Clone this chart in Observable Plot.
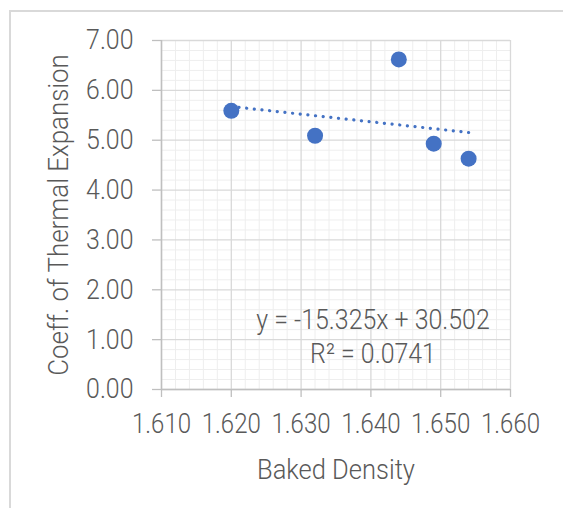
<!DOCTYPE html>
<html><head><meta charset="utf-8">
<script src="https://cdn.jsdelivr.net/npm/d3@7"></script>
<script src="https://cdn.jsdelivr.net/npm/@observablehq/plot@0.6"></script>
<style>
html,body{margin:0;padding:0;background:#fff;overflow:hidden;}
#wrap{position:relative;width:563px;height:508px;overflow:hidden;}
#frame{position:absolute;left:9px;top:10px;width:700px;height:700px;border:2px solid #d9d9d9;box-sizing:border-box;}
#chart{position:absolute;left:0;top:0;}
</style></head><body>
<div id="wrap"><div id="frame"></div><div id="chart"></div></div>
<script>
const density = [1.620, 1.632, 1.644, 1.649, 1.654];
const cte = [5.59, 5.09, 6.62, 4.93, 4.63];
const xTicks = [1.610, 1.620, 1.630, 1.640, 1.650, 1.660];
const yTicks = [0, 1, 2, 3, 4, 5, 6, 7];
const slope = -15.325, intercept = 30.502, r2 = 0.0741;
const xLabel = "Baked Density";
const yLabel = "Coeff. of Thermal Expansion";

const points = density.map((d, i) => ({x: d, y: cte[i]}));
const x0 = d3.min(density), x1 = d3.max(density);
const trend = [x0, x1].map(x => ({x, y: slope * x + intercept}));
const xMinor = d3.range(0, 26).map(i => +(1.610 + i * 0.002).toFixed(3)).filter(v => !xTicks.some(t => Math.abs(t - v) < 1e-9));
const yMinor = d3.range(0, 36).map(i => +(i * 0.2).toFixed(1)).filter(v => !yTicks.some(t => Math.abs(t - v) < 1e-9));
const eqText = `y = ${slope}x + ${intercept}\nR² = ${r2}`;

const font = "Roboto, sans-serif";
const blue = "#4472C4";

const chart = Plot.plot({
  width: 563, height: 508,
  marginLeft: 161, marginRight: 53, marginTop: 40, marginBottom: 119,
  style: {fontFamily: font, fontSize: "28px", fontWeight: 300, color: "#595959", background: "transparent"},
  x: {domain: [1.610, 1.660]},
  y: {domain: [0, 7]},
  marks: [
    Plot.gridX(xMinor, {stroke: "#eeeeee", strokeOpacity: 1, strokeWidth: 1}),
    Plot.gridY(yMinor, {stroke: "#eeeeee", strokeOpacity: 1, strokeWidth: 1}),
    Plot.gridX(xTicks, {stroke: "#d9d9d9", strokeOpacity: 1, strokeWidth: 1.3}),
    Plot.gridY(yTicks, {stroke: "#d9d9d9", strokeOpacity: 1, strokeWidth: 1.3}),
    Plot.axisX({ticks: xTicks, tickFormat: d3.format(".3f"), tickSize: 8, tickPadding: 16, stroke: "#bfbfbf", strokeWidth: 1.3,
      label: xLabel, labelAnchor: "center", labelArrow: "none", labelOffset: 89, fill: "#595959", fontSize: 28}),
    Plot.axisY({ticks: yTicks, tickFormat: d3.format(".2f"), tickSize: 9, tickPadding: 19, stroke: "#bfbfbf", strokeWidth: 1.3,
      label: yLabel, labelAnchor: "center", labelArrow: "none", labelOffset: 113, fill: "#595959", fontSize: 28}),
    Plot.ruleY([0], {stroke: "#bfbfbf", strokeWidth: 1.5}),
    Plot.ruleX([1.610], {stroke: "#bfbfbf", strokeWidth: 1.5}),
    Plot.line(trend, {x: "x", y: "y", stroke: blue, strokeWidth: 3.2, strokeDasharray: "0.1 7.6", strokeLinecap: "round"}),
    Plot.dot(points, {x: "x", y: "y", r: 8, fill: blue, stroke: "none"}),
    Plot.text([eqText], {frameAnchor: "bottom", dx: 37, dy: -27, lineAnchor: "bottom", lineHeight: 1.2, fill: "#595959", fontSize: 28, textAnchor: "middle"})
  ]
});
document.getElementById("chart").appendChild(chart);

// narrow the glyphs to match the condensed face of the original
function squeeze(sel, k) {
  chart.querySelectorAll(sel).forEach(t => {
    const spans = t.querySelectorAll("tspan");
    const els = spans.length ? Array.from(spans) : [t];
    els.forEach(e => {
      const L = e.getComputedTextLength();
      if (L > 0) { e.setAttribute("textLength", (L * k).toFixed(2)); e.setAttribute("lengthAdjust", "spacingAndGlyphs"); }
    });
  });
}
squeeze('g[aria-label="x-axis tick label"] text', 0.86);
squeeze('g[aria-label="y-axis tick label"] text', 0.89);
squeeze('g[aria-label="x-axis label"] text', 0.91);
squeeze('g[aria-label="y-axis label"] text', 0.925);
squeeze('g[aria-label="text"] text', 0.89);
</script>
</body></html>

Instructions for the task
Copy all lines in the listing above where the string "chart" appears.

Answer for the task
Clone this chart in Observable Plot.
#chart{position:absolute;left:0;top:0;}
<div id="wrap"><div id="frame"></div><div id="chart"></div></div>
const chart = Plot.plot({
document.getElementById("chart").appendChild(chart);
  chart.querySelectorAll(sel).forEach(t => {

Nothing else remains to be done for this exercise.